One thing is certain, that, even among real scholars, not to speak of enlightened Christians, “the usual view” of the last clause of 2 Thess. 2:2 is now abandoned generally as incorrect and untenable in every point of view, Mr. E. being one of its latest defenders among men of any weight. The “usual view” had so filled my friend’s mind, that he never could get a clear apprehension of the overwhelming weight of proof against it. Another “usual view,” endorsed even by Hammond, Bishop Newton, Paley, and others, that the clause before the last means that the Thessalonians were misled through a misconstruction of the first epistle of the apostle is of less consequence but equally mistaken. It was a suppositious epistle, forged to convey the error that the day of the Lord was present. Such is the only meaning fairly deducible from the words,
ἐπιστολῆς ὡς δἰ ἡμῶν : and so even Chrysostom,
πεπλασμένην [not
πρώτην ]
ἐπιστολὴν ἐπιδείκνυον ὡς ἀπὸ τοῦ Παύλου. (Comment. in Epp. Pauli, Hom. iii., v. 465, ed. Field.) As to this point the late Mr. G. S. Faber is quite right, I see, in his “Sacred Calendar,” iii. 436, 437.

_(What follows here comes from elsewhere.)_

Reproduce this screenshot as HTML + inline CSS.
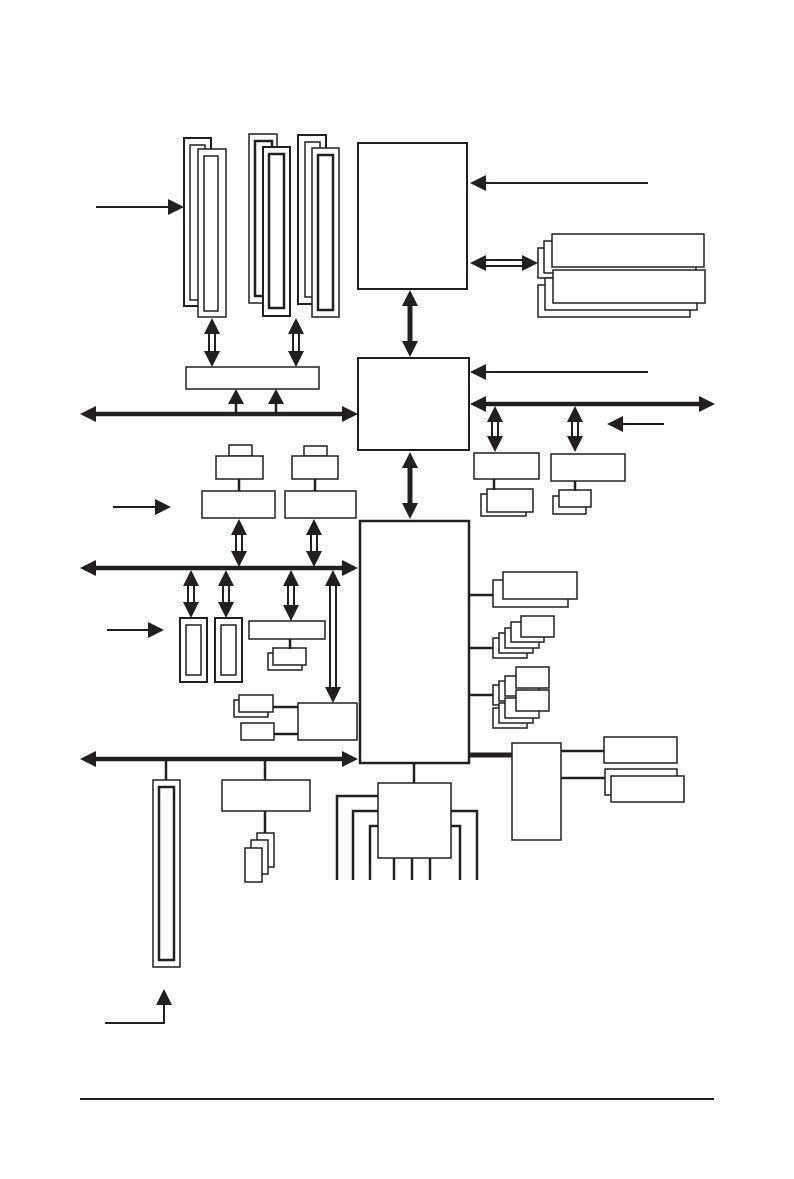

Our proper hope is the Lord’s coming to receive us to Himself, and to be with Him in the Father’s house. We shall also appear with Him in glory, and reign with Him over the earth. But, in order to appear with Him when He appears in glory, scripture shows that we shall be caught up to join Him above. Then that a very grave work in judgment, but not without mercy, for Jews and Gentiles, proceeds on earth, while we are with Him there, is taught in Rev. 4-19, before He appears, and we with Him, in glory and to judgment.